# Stored rows
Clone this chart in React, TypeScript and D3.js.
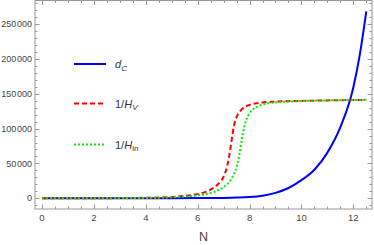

---

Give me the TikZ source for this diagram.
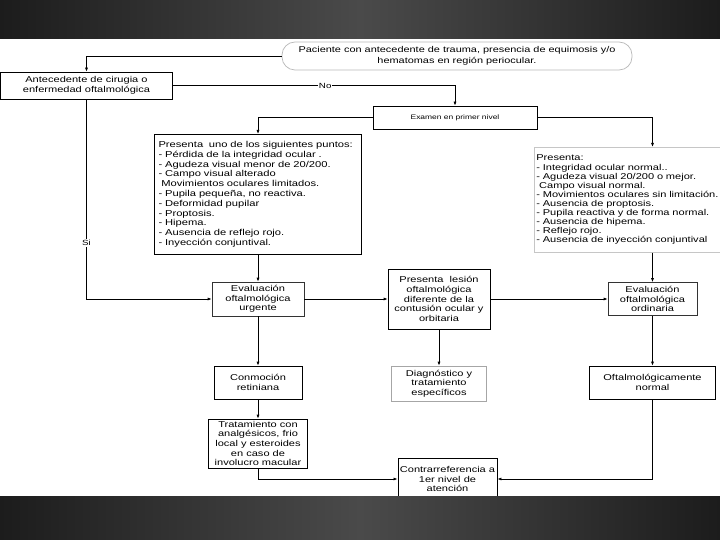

--

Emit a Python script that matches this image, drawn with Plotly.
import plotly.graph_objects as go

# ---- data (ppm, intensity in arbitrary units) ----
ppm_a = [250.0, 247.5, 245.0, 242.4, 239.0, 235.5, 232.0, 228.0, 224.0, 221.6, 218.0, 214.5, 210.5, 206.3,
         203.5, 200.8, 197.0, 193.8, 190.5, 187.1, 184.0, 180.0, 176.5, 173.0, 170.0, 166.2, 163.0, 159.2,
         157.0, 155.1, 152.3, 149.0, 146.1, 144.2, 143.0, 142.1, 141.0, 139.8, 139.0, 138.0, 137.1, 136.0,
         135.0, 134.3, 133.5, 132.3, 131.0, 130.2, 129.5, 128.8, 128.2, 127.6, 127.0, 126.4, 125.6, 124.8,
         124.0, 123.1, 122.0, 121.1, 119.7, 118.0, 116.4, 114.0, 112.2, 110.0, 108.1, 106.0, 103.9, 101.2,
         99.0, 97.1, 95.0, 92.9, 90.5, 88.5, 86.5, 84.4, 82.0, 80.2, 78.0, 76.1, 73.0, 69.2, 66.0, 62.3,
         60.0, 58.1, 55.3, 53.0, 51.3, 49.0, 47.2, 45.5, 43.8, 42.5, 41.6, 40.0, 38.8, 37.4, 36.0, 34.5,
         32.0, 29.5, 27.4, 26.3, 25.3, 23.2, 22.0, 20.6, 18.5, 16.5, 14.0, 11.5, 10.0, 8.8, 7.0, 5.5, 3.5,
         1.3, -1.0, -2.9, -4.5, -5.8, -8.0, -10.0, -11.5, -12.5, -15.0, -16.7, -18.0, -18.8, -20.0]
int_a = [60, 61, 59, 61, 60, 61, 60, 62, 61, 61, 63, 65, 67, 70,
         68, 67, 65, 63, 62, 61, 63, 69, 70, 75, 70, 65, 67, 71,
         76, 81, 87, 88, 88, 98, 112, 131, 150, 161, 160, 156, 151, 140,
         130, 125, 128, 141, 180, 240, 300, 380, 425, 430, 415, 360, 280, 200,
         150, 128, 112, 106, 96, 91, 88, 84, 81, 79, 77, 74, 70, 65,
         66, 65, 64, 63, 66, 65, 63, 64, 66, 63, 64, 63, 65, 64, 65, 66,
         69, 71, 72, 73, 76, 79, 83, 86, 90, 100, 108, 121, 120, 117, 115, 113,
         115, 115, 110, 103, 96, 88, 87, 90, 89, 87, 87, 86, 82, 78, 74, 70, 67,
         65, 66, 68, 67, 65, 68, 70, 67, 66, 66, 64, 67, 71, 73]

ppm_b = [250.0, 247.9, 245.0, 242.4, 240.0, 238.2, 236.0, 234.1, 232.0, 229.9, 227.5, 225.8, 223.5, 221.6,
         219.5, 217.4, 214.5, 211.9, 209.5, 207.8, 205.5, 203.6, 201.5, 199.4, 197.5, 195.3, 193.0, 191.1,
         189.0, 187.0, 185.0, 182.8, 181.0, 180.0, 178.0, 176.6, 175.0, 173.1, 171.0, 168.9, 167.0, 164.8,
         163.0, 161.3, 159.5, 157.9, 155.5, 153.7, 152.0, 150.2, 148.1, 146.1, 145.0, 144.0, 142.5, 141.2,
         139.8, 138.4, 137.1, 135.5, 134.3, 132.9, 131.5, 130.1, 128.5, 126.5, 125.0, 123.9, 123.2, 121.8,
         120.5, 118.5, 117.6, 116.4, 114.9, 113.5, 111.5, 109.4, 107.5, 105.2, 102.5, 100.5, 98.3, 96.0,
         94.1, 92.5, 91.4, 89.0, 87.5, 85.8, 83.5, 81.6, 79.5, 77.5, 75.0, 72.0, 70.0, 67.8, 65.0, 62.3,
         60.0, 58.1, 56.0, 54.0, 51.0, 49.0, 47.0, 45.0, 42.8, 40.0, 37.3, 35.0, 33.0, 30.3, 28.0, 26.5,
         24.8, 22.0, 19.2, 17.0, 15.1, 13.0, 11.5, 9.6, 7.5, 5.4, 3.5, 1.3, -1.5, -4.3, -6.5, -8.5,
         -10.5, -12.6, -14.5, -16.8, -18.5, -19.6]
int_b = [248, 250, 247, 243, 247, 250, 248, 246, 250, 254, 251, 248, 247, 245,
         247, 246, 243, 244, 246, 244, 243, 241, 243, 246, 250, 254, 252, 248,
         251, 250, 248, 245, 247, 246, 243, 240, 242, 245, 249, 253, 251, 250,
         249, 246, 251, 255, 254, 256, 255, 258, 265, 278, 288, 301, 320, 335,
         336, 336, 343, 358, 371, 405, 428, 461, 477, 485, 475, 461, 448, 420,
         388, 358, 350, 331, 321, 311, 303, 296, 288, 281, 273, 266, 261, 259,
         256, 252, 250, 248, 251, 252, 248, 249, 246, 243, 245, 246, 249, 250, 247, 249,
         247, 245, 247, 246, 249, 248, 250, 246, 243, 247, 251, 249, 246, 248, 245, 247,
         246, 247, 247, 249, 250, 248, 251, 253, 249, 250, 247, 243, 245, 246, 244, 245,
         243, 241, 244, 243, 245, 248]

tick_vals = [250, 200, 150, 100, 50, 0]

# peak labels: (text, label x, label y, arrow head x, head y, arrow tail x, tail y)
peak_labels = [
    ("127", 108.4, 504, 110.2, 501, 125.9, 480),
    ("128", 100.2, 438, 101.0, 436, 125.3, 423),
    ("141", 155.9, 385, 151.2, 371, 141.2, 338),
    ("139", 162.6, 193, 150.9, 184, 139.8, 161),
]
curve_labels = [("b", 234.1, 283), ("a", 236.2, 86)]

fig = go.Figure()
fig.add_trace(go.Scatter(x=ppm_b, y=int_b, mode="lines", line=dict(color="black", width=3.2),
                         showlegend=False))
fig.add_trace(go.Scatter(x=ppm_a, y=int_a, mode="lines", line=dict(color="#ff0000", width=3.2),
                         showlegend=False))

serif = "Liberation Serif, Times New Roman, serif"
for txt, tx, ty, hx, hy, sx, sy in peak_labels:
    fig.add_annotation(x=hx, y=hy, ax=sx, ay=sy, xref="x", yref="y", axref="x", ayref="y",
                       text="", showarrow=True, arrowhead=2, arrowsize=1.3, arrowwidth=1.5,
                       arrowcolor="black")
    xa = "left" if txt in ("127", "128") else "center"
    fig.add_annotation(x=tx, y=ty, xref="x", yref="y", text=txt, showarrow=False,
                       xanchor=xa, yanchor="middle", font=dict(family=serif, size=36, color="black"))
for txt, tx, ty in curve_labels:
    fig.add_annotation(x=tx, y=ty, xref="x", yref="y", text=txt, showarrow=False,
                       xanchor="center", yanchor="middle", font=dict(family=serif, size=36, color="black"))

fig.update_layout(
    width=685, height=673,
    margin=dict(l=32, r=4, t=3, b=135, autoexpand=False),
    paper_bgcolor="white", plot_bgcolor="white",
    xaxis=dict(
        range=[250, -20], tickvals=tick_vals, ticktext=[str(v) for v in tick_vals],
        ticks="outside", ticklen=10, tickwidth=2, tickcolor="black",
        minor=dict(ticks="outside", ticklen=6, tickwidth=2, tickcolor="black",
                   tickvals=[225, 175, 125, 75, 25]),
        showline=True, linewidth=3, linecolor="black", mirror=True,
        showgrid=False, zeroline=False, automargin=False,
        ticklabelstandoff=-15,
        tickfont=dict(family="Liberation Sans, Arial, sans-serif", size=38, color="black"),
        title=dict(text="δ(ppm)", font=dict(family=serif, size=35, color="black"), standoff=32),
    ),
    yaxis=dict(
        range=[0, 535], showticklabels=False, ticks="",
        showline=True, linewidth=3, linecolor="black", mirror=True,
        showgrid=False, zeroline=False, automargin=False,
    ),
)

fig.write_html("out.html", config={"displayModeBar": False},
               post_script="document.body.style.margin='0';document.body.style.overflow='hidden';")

# Given request
Print exactly the lines from the one containing "Emit a Python" to the one containing "import plotly.graph_objects as go", both included, and nothing else.

# Task result
Emit a Python script that matches this image, drawn with Plotly.
import plotly.graph_objects as go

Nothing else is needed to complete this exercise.